>> START
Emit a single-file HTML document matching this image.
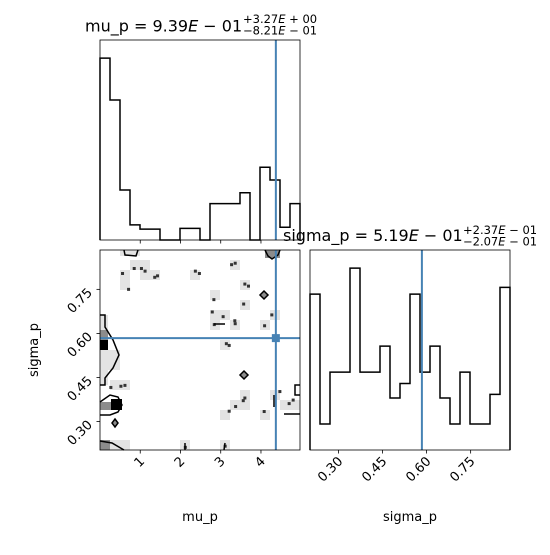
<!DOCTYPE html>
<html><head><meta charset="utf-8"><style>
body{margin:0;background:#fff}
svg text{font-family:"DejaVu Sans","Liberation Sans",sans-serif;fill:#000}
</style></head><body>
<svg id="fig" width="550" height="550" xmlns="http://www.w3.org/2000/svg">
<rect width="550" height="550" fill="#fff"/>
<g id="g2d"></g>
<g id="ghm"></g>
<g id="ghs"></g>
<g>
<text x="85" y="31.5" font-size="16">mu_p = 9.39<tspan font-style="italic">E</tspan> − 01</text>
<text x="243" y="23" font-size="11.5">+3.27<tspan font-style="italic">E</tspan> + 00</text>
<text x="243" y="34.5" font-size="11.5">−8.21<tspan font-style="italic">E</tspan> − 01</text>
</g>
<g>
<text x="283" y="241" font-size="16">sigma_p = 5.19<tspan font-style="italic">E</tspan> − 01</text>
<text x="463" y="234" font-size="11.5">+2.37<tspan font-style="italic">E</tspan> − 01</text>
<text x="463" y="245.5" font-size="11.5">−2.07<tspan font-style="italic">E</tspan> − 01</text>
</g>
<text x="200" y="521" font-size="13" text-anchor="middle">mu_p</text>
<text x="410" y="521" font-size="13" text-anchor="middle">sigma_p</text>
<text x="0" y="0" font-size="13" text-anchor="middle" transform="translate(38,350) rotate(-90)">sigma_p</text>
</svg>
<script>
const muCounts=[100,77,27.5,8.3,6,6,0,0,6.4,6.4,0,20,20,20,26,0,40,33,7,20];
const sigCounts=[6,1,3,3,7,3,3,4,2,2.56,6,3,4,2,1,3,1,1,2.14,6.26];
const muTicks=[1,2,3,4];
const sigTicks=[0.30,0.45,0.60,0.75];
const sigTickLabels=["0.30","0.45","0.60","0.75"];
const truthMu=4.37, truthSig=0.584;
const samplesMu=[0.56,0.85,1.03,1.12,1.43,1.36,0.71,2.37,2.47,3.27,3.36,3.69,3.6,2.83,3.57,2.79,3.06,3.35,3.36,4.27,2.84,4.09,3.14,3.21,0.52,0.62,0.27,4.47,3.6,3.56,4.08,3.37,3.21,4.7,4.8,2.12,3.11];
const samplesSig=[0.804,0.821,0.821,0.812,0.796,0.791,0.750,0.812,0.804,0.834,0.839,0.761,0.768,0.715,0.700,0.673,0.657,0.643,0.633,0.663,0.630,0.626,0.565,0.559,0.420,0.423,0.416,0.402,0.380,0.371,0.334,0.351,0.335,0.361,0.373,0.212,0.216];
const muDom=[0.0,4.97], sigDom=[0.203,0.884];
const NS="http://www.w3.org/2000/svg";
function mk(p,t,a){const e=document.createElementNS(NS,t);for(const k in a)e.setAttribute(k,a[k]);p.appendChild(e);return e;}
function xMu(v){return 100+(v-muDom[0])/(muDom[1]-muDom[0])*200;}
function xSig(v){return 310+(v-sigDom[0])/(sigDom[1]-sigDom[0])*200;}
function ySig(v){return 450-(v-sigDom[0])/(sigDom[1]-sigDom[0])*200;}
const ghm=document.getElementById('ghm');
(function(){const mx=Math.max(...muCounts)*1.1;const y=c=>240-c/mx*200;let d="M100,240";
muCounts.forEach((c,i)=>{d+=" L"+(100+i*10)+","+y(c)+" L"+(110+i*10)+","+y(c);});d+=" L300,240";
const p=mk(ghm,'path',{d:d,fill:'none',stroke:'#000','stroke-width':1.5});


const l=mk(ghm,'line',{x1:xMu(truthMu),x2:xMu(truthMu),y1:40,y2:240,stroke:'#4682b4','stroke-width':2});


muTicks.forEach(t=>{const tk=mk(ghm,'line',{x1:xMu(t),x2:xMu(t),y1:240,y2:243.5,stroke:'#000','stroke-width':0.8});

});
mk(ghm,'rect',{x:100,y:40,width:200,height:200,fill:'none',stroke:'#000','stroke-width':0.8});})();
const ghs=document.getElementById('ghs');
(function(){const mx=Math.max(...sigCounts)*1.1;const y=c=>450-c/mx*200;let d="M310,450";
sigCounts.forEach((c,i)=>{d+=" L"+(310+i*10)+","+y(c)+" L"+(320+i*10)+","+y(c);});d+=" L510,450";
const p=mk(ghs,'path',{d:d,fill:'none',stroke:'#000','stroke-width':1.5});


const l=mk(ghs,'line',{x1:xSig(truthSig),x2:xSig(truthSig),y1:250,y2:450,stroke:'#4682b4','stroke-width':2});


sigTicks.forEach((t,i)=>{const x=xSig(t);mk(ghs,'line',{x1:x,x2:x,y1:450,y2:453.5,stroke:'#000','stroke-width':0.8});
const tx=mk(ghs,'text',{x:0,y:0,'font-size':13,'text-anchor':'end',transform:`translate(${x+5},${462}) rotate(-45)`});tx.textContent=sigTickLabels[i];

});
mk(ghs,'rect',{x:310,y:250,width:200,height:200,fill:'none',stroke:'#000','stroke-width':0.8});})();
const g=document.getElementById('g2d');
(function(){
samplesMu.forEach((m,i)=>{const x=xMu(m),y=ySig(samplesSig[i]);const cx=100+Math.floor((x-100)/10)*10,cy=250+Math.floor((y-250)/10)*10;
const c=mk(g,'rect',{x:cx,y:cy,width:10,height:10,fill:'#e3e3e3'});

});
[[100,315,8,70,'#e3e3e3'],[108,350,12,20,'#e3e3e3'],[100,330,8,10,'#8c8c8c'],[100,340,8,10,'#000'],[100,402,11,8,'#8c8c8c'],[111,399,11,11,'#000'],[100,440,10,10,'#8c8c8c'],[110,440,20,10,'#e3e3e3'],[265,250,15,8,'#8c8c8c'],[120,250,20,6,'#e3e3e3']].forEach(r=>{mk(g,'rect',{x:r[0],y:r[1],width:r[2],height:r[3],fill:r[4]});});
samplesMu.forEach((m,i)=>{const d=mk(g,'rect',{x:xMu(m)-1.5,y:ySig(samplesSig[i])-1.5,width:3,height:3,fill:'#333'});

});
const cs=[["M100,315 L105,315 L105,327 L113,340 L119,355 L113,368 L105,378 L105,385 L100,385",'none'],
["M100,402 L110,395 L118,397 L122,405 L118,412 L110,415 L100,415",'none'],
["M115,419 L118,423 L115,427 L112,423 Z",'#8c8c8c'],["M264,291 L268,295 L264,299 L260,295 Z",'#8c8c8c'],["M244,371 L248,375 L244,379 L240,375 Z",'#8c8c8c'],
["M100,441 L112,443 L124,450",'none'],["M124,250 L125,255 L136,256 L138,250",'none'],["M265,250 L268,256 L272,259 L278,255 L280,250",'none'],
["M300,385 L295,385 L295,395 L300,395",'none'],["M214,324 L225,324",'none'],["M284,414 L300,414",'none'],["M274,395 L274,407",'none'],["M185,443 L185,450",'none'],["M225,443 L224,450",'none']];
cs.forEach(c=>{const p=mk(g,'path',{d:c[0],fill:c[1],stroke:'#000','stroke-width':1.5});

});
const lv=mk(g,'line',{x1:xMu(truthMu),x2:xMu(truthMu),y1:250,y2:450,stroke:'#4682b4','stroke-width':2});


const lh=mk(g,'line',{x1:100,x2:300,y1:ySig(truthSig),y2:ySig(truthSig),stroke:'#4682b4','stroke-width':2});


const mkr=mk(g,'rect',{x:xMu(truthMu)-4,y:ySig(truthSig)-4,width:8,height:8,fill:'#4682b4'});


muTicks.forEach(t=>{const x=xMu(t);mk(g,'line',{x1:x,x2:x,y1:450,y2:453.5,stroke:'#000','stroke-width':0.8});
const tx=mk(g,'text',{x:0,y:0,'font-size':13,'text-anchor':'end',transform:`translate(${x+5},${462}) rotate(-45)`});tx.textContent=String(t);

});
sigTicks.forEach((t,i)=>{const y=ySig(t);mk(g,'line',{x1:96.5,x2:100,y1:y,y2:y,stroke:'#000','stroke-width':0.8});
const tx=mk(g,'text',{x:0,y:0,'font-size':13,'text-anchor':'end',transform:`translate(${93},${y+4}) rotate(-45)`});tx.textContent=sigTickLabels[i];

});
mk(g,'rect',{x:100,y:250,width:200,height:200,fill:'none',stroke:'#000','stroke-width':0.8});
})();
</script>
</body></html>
>> END
INSTRUCTION
Copy all lines of the listing above that contain the string "document".

THE SOLUTION
Emit a single-file HTML document matching this image.
function mk(p,t,a){const e=document.createElementNS(NS,t);for(const k in a)e.setAttribute(k,a[k]);p.appendChild(e);return e;}
const ghm=document.getElementById('ghm');
const ghs=document.getElementById('ghs');
const g=document.getElementById('g2d');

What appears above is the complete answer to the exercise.